Last April, 2016, I competed in a Grade 4 Adult (EUSPBA) event at the highland games in Dunedin, Florida, a true hotbed of piping in the Southeast United States. It had been raining heavily all morning, and I was due up in a large group for the 2/4 march competition, with Rab Mathieson as the judge.
The rain had just stopped, but I still had on my raincape, just in case. Then I remembered that Alan Bevan (Pipe Major of the six-time World Champion Simon Fraser Pipe Band) had told me once that if possible, play without a raincape because it can distort some of the bottom hand notes, particularly Low G. So, I took off the cape, despite the light drizzle.
My march was rather new to me, "Allan Dodd’s Farewell to Scotland," but I had been playing it for a few months. This tune has an incredibly beautiful melody, which for me, at least, makes a tune a lot easier to memorize than one without a “catchy” melody. During my practice sessions at home, I always use a metronome, even when on the pipes, and I march. I hook my headphones into a metronome, so that I can clearly hear the clicks while I march. At first, of course, I use the metronome in double time to assure that the beats and offbeats are played as accurately as possible, but then I switch to single time, slowly building up the tempo. My goal is to play a 2/4 march around 54 to 56 beats per minute in my grade. I've learned, here at Dojo University, that if a judge’s only negative comment is “tempo too slow,” and everything else is good, then it’s a success.
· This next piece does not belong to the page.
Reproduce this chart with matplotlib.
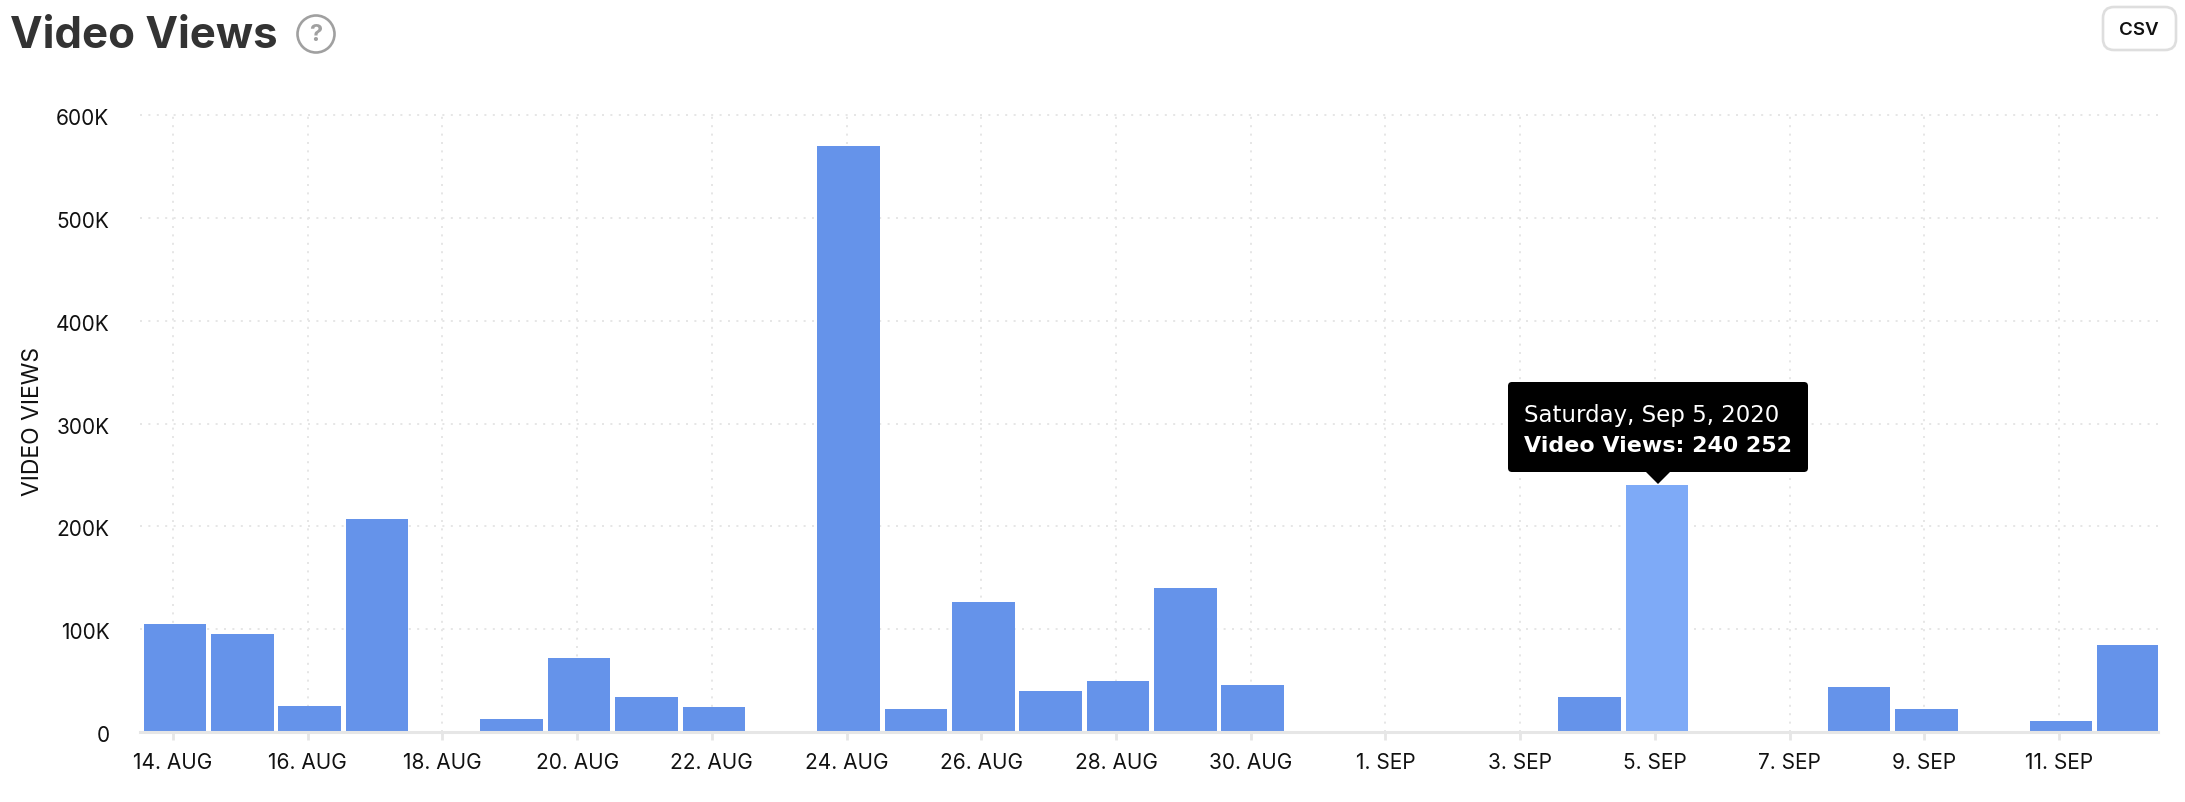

I know from experience that if I start a tune too fast at the beginning, it’s all downhill from there, so I have really been working on achieving a nice, controlled tempo.
I took my time in front of the judge. I was more excited than terrified, which is now more typical than in the old days. I was “OK” with the tuning of the drones and chanter, but knew that the moisture in the air was going to play a bit of havoc that day. I started the march at a controlled and comfortable pace, trying to focus on good finger technique and rhythmic accuracy. I felt that things had gone well, until the second ending of the fourth part. Then it happened. I totally got off the tune and played the first ending again. Darn darn darn—but those aren’t the real words I told myself.
Imagine my surprise when I learned that I had placed third, out of 17 in my group, despite my mistakes, especially that fourth part! Rab Mathieson’s comments included the following:
"Tempo on the slow side."
"Good melodic phrasing."
"You need to drive the melody more."
"Starting to round off in 3rd part."
"Last part drifted off the melody and metric pulse."
"Good understanding of the 2/4 idiom."
In addition, Rab noted that my drones had drifted, and that my D, High G, and High A were a bit sharp.
I look at competing, especially as an adult learner, as an opportunity to get comments from a judge who is a far better than I ever hope to be. When I saw the comment,“tempo on the slow side,” I smiled, knowing that I had accomplished what I intended. I can always gradually increase the tempo. But the best part of the comments was the last one: "Good understanding of the 2/4 idiom." I didn’t just smile, I had the biggest grin on my face, seeing that comment from Rab Mathieson! In spite of the mistake of missing the second ending in the last part, the good parts of my performance overshadowed that one misstep. Of course, I appreciate all the other comments as areas for improvement and more focus, but on that rainy, cloudy day in Dunedin, the sun seemed to shine.